We ended the day – our last full one in South Africa – with a traditional braai (barbeque) at our guide’s brother’s. There were toasties and springbok sausage and steaks cooked over a eucalyptus fire, complemented by Namibian beer and finished with melktert (which our guide memorably described as a dessert that tastes like nothing, but in a really good way!). I also enjoyed spending quality time with his precocious daughter, discovering along the way that doing a farm puzzle over and over and over again starts to have a sort of performance art air about it.

Our hosts had also invited another family to join us, the patriarch of which oversaw breeding (growth operations? I can’t recall how we referred to it. I’m thinking of him as a mollusc pimp) at a local abalone farm. He very kindly offered (I’m using the term loosely. Pressured/bribed by Jamie and family would be more accurate) to take us on a clandestine tour at 11p (you couldn’t take tours during normal working hours, because their techniques were subject to corporate espionage. That made the whole experience so much better). Aided in no small part by the late hour and generous consumption of Namibian exports, the abalone farm was like something out of the X-Files. There were long rows of bags growing gelatinous creatures that would skitter away as soon as you shown your flashlight on them, watery crates that stretched out into the night full of precious cargo destined for Japan… Upon our return to the guesthouse, we discovered we were locked out an almost had to break in. It was a weird day. Fabulous – that goes without saying – but odd.

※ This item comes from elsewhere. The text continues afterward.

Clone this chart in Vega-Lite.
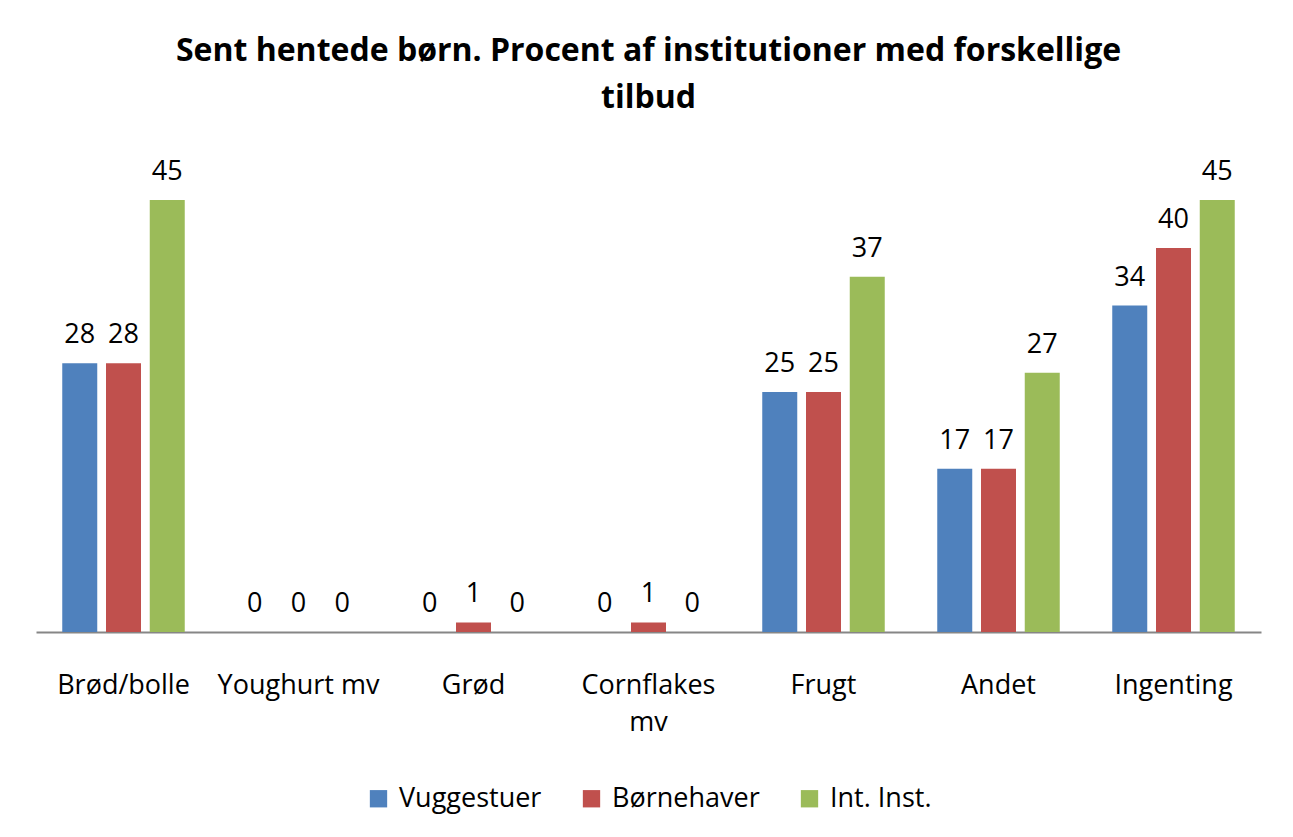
{
  "$schema": "https://vega.github.io/schema/vega-lite/v6.json",
  "width": 1225,
  "height": 480,
  "autosize": {"type": "none"},
  "padding": {"left": 36, "top": 152, "right": 32, "bottom": 205},
  "background": "white",
  "config": {
    "font": "Open Sans",
    "view": {"stroke": null},
    "legend": {"layout": {"bottom": {"anchor": "middle"}}}
  },
  "title": {
    "text": ["Sent hentede børn. Procent af institutioner med forskellige", "tilbud"],
    "font": "Open Sans",
    "fontSize": 32,
    "fontWeight": "bold",
    "color": "#000000",
    "lineHeight": 47,
    "anchor": "middle",
    "offset": 37
  },
  "data": {
    "values": [
      {"kategori": "Brød/bolle", "serie": "Vuggestuer", "procent": 28},
      {"kategori": "Brød/bolle", "serie": "Børnehaver", "procent": 28},
      {"kategori": "Brød/bolle", "serie": "Int. Inst.", "procent": 45},
      {"kategori": "Youghurt mv", "serie": "Vuggestuer", "procent": 0},
      {"kategori": "Youghurt mv", "serie": "Børnehaver", "procent": 0},
      {"kategori": "Youghurt mv", "serie": "Int. Inst.", "procent": 0},
      {"kategori": "Grød", "serie": "Vuggestuer", "procent": 0},
      {"kategori": "Grød", "serie": "Børnehaver", "procent": 1},
      {"kategori": "Grød", "serie": "Int. Inst.", "procent": 0},
      {"kategori": "Cornflakes mv", "serie": "Vuggestuer", "procent": 0},
      {"kategori": "Cornflakes mv", "serie": "Børnehaver", "procent": 1},
      {"kategori": "Cornflakes mv", "serie": "Int. Inst.", "procent": 0},
      {"kategori": "Frugt", "serie": "Vuggestuer", "procent": 25},
      {"kategori": "Frugt", "serie": "Børnehaver", "procent": 25},
      {"kategori": "Frugt", "serie": "Int. Inst.", "procent": 37},
      {"kategori": "Andet", "serie": "Vuggestuer", "procent": 17},
      {"kategori": "Andet", "serie": "Børnehaver", "procent": 17},
      {"kategori": "Andet", "serie": "Int. Inst.", "procent": 27},
      {"kategori": "Ingenting", "serie": "Vuggestuer", "procent": 34},
      {"kategori": "Ingenting", "serie": "Børnehaver", "procent": 40},
      {"kategori": "Ingenting", "serie": "Int. Inst.", "procent": 45}
    ]
  },
  "encoding": {
    "x": {
      "field": "kategori",
      "type": "nominal",
      "sort": ["Brød/bolle", "Youghurt mv", "Grød", "Cornflakes mv", "Frugt", "Andet", "Ingenting"],
      "scale": {"paddingInner": 0.3, "paddingOuter": 0.15},
      "axis": {
        "title": null,
        "labelAngle": 0,
        "ticks": false,
        "domainColor": "#868686",
        "domainWidth": 2,
        "labelFont": "Open Sans",
        "labelFontSize": 27,
        "labelColor": "#000000",
        "labelPadding": 40,
        "labelLineHeight": 37,
        "labelExpr": "datum.label == 'Cornflakes mv' ? ['Cornflakes', 'mv'] : datum.label"
      }
    },
    "xOffset": {
      "field": "serie",
      "type": "nominal",
      "sort": ["Vuggestuer", "Børnehaver", "Int. Inst."],
      "scale": {"paddingInner": 0.2, "paddingOuter": 0}
    },
    "y": {
      "field": "procent",
      "type": "quantitative",
      "scale": {"domain": [0, 50]},
      "axis": null
    }
  },
  "layer": [
    {
      "mark": {"type": "bar"},
      "encoding": {
        "color": {
          "field": "serie",
          "type": "nominal",
          "sort": ["Vuggestuer", "Børnehaver", "Int. Inst."],
          "scale": {"domain": ["Vuggestuer", "Børnehaver", "Int. Inst."], "range": ["#4F81BD", "#C0504D", "#9BBB59"]},
          "legend": {
            "orient": "bottom",
            "direction": "horizontal",
            "title": null,
            "symbolType": "square",
            "symbolSize": 300,
            "symbolStrokeWidth": 0,
            "labelFont": "Open Sans",
            "labelFontSize": 27,
            "labelColor": "#000000",
            "labelOffset": 7,
            "columnPadding": 36,
            "offset": 50
          }
        }
      }
    },
    {
      "mark": {"type": "text", "dy": -20, "baseline": "alphabetic", "font": "Open Sans", "fontSize": 27, "color": "#000000"},
      "encoding": {"text": {"field": "procent", "type": "quantitative"}}
    }
  ]
}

Finally, it was time to go back to the airport and make my tearful farewells. Within a day, I was in Uganda, where there was a terrorist threat against the airport. My hotel would only turn on the wifi when I asked, and then only for an hour. I went to church for the posted 11am English service, only to find out that that the 9am Lauganda service hasn’t even made it out of the sermon. The offering also included a banana bunch it took two men to carry and a live chicken. I lay in my weekend provisions at Edith’s Glossary God be Merciful Store and the teller referred to me as muzungu. Welcome back to Africa!